* Start Input for this task *

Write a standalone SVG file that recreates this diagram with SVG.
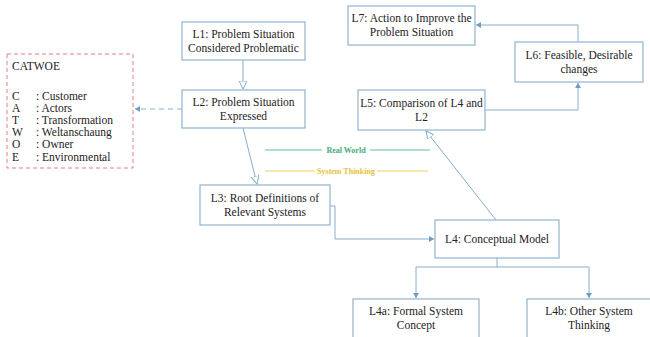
<svg xmlns="http://www.w3.org/2000/svg" width="650" height="337" viewBox="0 0 650 337" font-family="Liberation Serif, serif">
<style>
.box{fill:#fff;stroke:#8fb4d0;stroke-width:1.2}
.t{font-size:11.5px;fill:#222;text-anchor:middle}
.c{font-size:11.5px;fill:#222}
.ln{fill:none;stroke:#86aecb;stroke-width:1}
</style>
<defs>
<marker id="hollow" markerWidth="10" markerHeight="10" refX="8" refY="4" orient="auto" markerUnits="userSpaceOnUse">
<path d="M0,0 L8,4 L0,8 Z" fill="#fff" stroke="#86aecb" stroke-width="1"/>
</marker>
<marker id="fill" markerWidth="8" markerHeight="8" refX="5" refY="3" orient="auto" markerUnits="userSpaceOnUse">
<path d="M0,0 L5,3 L0,6 Z" fill="#6f9cc2"/>
</marker>
</defs>
<rect width="650" height="337" fill="#fff"/>
<g id="connectors">
<line class="ln" x1="243" y1="60" x2="243" y2="89" marker-end="url(#hollow)"/>
<line class="ln" x1="182" y1="109" x2="135" y2="109" stroke-dasharray="5,4" marker-end="url(#fill)"/>
<line class="ln" x1="243" y1="128" x2="257" y2="184" marker-end="url(#hollow)"/>
<polyline class="ln" points="330,206 335,206 335,239 434,239" marker-end="url(#fill)"/>
<line class="ln" x1="496" y1="220" x2="426" y2="131" marker-end="url(#hollow)"/>
<polyline class="ln" points="485,110 578,110 578,83" marker-end="url(#fill)"/>
<polyline class="ln" points="578,42 578,25 476,25" marker-end="url(#fill)"/>
<polyline class="ln" points="497,258 497,267 416,267 416,298" marker-end="url(#fill)"/>
<polyline class="ln" points="497,267 589,267 589,298" marker-end="url(#fill)"/>
<line x1="265" y1="150" x2="430" y2="150" stroke="#5fbf9a" stroke-width="1"/>
<line x1="265" y1="171" x2="428" y2="171" stroke="#f0d060" stroke-width="1"/>
</g>
<g id="realworld">
<rect x="322" y="145" width="48" height="10" fill="#fff"/>
<text x="346" y="153" font-size="8px" font-weight="bold" fill="#3fa97a" text-anchor="middle">Real World</text>
</g>
<g id="systemthinking">
<rect x="315" y="166" width="62" height="10" fill="#fff"/>
<text x="346" y="174" font-size="8px" font-weight="bold" fill="#e6c23a" text-anchor="middle">System Thinking</text>
</g>
<g id="catwoe">
<rect x="7" y="54" width="126" height="114" fill="#fff" stroke="#e0808f" stroke-width="1" stroke-dasharray="4,3"/>
<text class="c" x="12" y="70">CATWOE</text>
<text class="c" x="12" y="100">C</text><text class="c" x="36" y="100">: Customer</text>
<text class="c" x="12" y="112">A</text><text class="c" x="36" y="112">: Actors</text>
<text class="c" x="12" y="124">T</text><text class="c" x="36" y="124">: Transformation</text>
<text class="c" x="12" y="136">W</text><text class="c" x="36" y="136">: Weltanschaung</text>
<text class="c" x="12" y="148">O</text><text class="c" x="36" y="148">: Owner</text>
<text class="c" x="12" y="161">E</text><text class="c" x="36" y="161">: Environmental</text>
</g>
<g id="L1"><rect class="box" x="182" y="22" width="123" height="38"/>
<text class="t" x="243.5" y="38">L1: Problem Situation</text><text class="t" x="243.5" y="52">Considered Problematic</text></g>
<g id="L2"><rect class="box" x="182" y="90" width="123" height="38"/>
<text class="t" x="243.5" y="106">L2: Problem Situation</text><text class="t" x="243.5" y="120">Expressed</text></g>
<g id="L3"><rect class="box" x="200" y="185" width="130" height="40"/>
<text class="t" x="265" y="202">L3: Root Definitions of</text><text class="t" x="265" y="216">Relevant Systems</text></g>
<g id="L4"><rect class="box" x="435" y="220" width="124" height="38"/>
<text class="t" x="497" y="243">L4: Conceptual Model</text></g>
<g id="L4a"><rect class="box" x="353" y="299" width="126" height="45"/>
<text class="t" x="416" y="315">L4a: Formal System</text><text class="t" x="416" y="329">Concept</text></g>
<g id="L4b"><rect class="box" x="527" y="299" width="125" height="45"/>
<text class="t" x="589" y="315">L4b: Other System</text><text class="t" x="589" y="329">Thinking</text></g>
<g id="L5"><rect class="box" x="358" y="90" width="127" height="40"/>
<text class="t" x="421.5" y="107">L5: Comparison of L4 and</text><text class="t" x="421.5" y="121">L2</text></g>
<g id="L6"><rect class="box" x="515" y="42" width="128" height="40"/>
<text class="t" x="579" y="59">L6: Feasible, Desirable</text><text class="t" x="579" y="73">changes</text></g>
<g id="L7"><rect class="box" x="348" y="6" width="127" height="39"/>
<text class="t" x="411.5" y="22">L7: Action to Improve the</text><text class="t" x="411.5" y="36">Problem Situation</text></g>
</svg>
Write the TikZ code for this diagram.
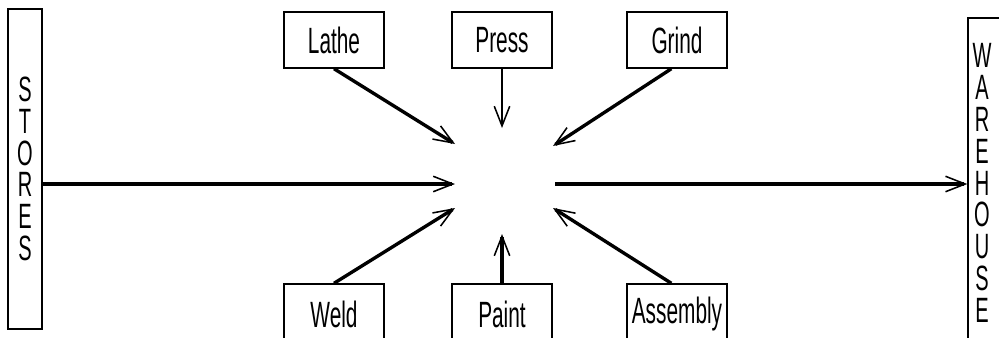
\documentclass[tikz,border=0pt]{standalone}
\usepackage{fontspec}
\setmainfont[FakeStretch=0.57]{Liberation Sans}
\usetikzlibrary{arrows.meta}
\tikzset{
    dept/.style={rectangle, draw=black, fill=white, line width=1pt, minimum width=2.5cm, minimum height=1.4cm, inner sep=0pt, font=\fontsize{26}{28}\selectfont},
    endbox/.style={rectangle, draw=black, fill=white, line width=1pt, minimum width=0.85cm, inner sep=0pt, align=center, font=\fontsize{25}{22.6}\selectfont},
    flow/.style={-{Straight Barb[length=14pt, width=11pt, line width=1.1pt]}, line width=2.4pt, black}
}
\begin{document}
\begin{tikzpicture}[x=0.025cm, y=-0.025cm]
    \useasboundingbox (0,0) rectangle (999,337);

    % Stores and warehouse
    \node[endbox, minimum height=8cm] (stores) at (25,169) {S\\T\\O\\R\\E\\S};
    \node[endbox, minimum height=8.3cm] (warehouse) at (985,184) {};
    \node[font=\fontsize{25}{22.6}\selectfont, align=center] (whtext) at (982,183) {W\\A\\R\\E\\H\\O\\U\\S\\E};

    % Departments above
    \node[dept] (lathe) at (334,40) {Lathe};
    \node[dept] (press) at (502,40) {Press};
    \node[dept] (grind) at (677,40) {Grind};

    % Departments below
    \node[dept, minimum height=1.5cm] (weld) at (334,314) {Weld};
    \node[dept, minimum height=1.5cm] (paint) at (502,314) {Paint};
    \node[dept, minimum height=1.5cm] (assembly) at (677,314) {Assembly};

    % Arrow ends round the empty centre
    \coordinate (inW) at (455,184);
    \coordinate (outE) at (555,184);
    \coordinate (inNW) at (455,144);
    \coordinate (inN) at (502,128);
    \coordinate (inNE) at (553,146);
    \coordinate (inSW) at (455,208);
    \coordinate (inS) at (502,234);
    \coordinate (inSE) at (553,208);

    % Flows
    \draw[flow] (stores.east |- inW) -- (inW);
    \draw[flow] (outE) -- (warehouse.west |- outE);
    \draw[flow] (lathe.south) -- (inNW);
    \draw[flow, line width=1.3pt] (press.south) -- (inN);
    \draw[flow] ([xshift=-4]grind.south) -- (inNE);
    \draw[flow] (weld.north) -- (inSW);
    \draw[flow] (paint.north) -- (inS);
    \draw[flow] ([xshift=-4]assembly.north) -- (inSE);
\end{tikzpicture}
\end{document}
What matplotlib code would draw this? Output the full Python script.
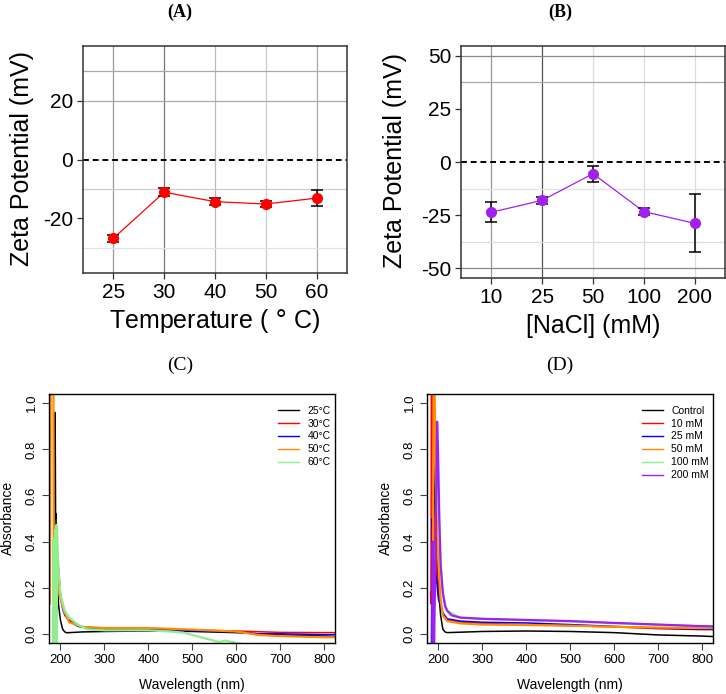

* End Input for this task *

What is being asked: Set the entries down again exactly. Do not include the images.

The result:
Write a standalone SVG file that recreates this diagram with SVG.
<svg xmlns="http://www.w3.org/2000/svg" width="650" height="337" viewBox="0 0 650 337" font-family="Liberation Serif, serif">
<style>
.box{fill:#fff;stroke:#8fb4d0;stroke-width:1.2}
.t{font-size:11.5px;fill:#222;text-anchor:middle}
.c{font-size:11.5px;fill:#222}
.ln{fill:none;stroke:#86aecb;stroke-width:1}
</style>
<defs>
<marker id="hollow" markerWidth="10" markerHeight="10" refX="8" refY="4" orient="auto" markerUnits="userSpaceOnUse">
<path d="M0,0 L8,4 L0,8 Z" fill="#fff" stroke="#86aecb" stroke-width="1"/>
</marker>
<marker id="fill" markerWidth="8" markerHeight="8" refX="5" refY="3" orient="auto" markerUnits="userSpaceOnUse">
<path d="M0,0 L5,3 L0,6 Z" fill="#6f9cc2"/>
</marker>
</defs>
<rect width="650" height="337" fill="#fff"/>
<g id="connectors">
<line class="ln" x1="243" y1="60" x2="243" y2="89" marker-end="url(#hollow)"/>
<line class="ln" x1="182" y1="109" x2="135" y2="109" stroke-dasharray="5,4" marker-end="url(#fill)"/>
<line class="ln" x1="243" y1="128" x2="257" y2="184" marker-end="url(#hollow)"/>
<polyline class="ln" points="330,206 335,206 335,239 434,239" marker-end="url(#fill)"/>
<line class="ln" x1="496" y1="220" x2="426" y2="131" marker-end="url(#hollow)"/>
<polyline class="ln" points="485,110 578,110 578,83" marker-end="url(#fill)"/>
<polyline class="ln" points="578,42 578,25 476,25" marker-end="url(#fill)"/>
<polyline class="ln" points="497,258 497,267 416,267 416,298" marker-end="url(#fill)"/>
<polyline class="ln" points="497,267 589,267 589,298" marker-end="url(#fill)"/>
<line x1="265" y1="150" x2="430" y2="150" stroke="#5fbf9a" stroke-width="1"/>
<line x1="265" y1="171" x2="428" y2="171" stroke="#f0d060" stroke-width="1"/>
</g>
<g id="realworld">
<rect x="322" y="145" width="48" height="10" fill="#fff"/>
<text x="346" y="153" font-size="8px" font-weight="bold" fill="#3fa97a" text-anchor="middle">Real World</text>
</g>
<g id="systemthinking">
<rect x="315" y="166" width="62" height="10" fill="#fff"/>
<text x="346" y="174" font-size="8px" font-weight="bold" fill="#e6c23a" text-anchor="middle">System Thinking</text>
</g>
<g id="catwoe">
<rect x="7" y="54" width="126" height="114" fill="#fff" stroke="#e0808f" stroke-width="1" stroke-dasharray="4,3"/>
<text class="c" x="12" y="70">CATWOE</text>
<text class="c" x="12" y="100">C</text><text class="c" x="36" y="100">: Customer</text>
<text class="c" x="12" y="112">A</text><text class="c" x="36" y="112">: Actors</text>
<text class="c" x="12" y="124">T</text><text class="c" x="36" y="124">: Transformation</text>
<text class="c" x="12" y="136">W</text><text class="c" x="36" y="136">: Weltanschaung</text>
<text class="c" x="12" y="148">O</text><text class="c" x="36" y="148">: Owner</text>
<text class="c" x="12" y="161">E</text><text class="c" x="36" y="161">: Environmental</text>
</g>
<g id="L1"><rect class="box" x="182" y="22" width="123" height="38"/>
<text class="t" x="243.5" y="38">L1: Problem Situation</text><text class="t" x="243.5" y="52">Considered Problematic</text></g>
<g id="L2"><rect class="box" x="182" y="90" width="123" height="38"/>
<text class="t" x="243.5" y="106">L2: Problem Situation</text><text class="t" x="243.5" y="120">Expressed</text></g>
<g id="L3"><rect class="box" x="200" y="185" width="130" height="40"/>
<text class="t" x="265" y="202">L3: Root Definitions of</text><text class="t" x="265" y="216">Relevant Systems</text></g>
<g id="L4"><rect class="box" x="435" y="220" width="124" height="38"/>
<text class="t" x="497" y="243">L4: Conceptual Model</text></g>
<g id="L4a"><rect class="box" x="353" y="299" width="126" height="45"/>
<text class="t" x="416" y="315">L4a: Formal System</text><text class="t" x="416" y="329">Concept</text></g>
<g id="L4b"><rect class="box" x="527" y="299" width="125" height="45"/>
<text class="t" x="589" y="315">L4b: Other System</text><text class="t" x="589" y="329">Thinking</text></g>
<g id="L5"><rect class="box" x="358" y="90" width="127" height="40"/>
<text class="t" x="421.5" y="107">L5: Comparison of L4 and</text><text class="t" x="421.5" y="121">L2</text></g>
<g id="L6"><rect class="box" x="515" y="42" width="128" height="40"/>
<text class="t" x="579" y="59">L6: Feasible, Desirable</text><text class="t" x="579" y="73">changes</text></g>
<g id="L7"><rect class="box" x="348" y="6" width="127" height="39"/>
<text class="t" x="411.5" y="22">L7: Action to Improve the</text><text class="t" x="411.5" y="36">Problem Situation</text></g>
</svg>
Write the TikZ code for this diagram.
\documentclass[tikz,border=0pt]{standalone}
\usepackage{fontspec}
\setmainfont[FakeStretch=0.57]{Liberation Sans}
\usetikzlibrary{arrows.meta}
\tikzset{
    dept/.style={rectangle, draw=black, fill=white, line width=1pt, minimum width=2.5cm, minimum height=1.4cm, inner sep=0pt, font=\fontsize{26}{28}\selectfont},
    endbox/.style={rectangle, draw=black, fill=white, line width=1pt, minimum width=0.85cm, inner sep=0pt, align=center, font=\fontsize{25}{22.6}\selectfont},
    flow/.style={-{Straight Barb[length=14pt, width=11pt, line width=1.1pt]}, line width=2.4pt, black}
}
\begin{document}
\begin{tikzpicture}[x=0.025cm, y=-0.025cm]
    \useasboundingbox (0,0) rectangle (999,337);

    % Stores and warehouse
    \node[endbox, minimum height=8cm] (stores) at (25,169) {S\\T\\O\\R\\E\\S};
    \node[endbox, minimum height=8.3cm] (warehouse) at (985,184) {};
    \node[font=\fontsize{25}{22.6}\selectfont, align=center] (whtext) at (982,183) {W\\A\\R\\E\\H\\O\\U\\S\\E};

    % Departments above
    \node[dept] (lathe) at (334,40) {Lathe};
    \node[dept] (press) at (502,40) {Press};
    \node[dept] (grind) at (677,40) {Grind};

    % Departments below
    \node[dept, minimum height=1.5cm] (weld) at (334,314) {Weld};
    \node[dept, minimum height=1.5cm] (paint) at (502,314) {Paint};
    \node[dept, minimum height=1.5cm] (assembly) at (677,314) {Assembly};

    % Arrow ends round the empty centre
    \coordinate (inW) at (455,184);
    \coordinate (outE) at (555,184);
    \coordinate (inNW) at (455,144);
    \coordinate (inN) at (502,128);
    \coordinate (inNE) at (553,146);
    \coordinate (inSW) at (455,208);
    \coordinate (inS) at (502,234);
    \coordinate (inSE) at (553,208);

    % Flows
    \draw[flow] (stores.east |- inW) -- (inW);
    \draw[flow] (outE) -- (warehouse.west |- outE);
    \draw[flow] (lathe.south) -- (inNW);
    \draw[flow, line width=1.3pt] (press.south) -- (inN);
    \draw[flow] ([xshift=-4]grind.south) -- (inNE);
    \draw[flow] (weld.north) -- (inSW);
    \draw[flow] (paint.north) -- (inS);
    \draw[flow] ([xshift=-4]assembly.north) -- (inSE);
\end{tikzpicture}
\end{document}
What matplotlib code would draw this? Output the full Python script.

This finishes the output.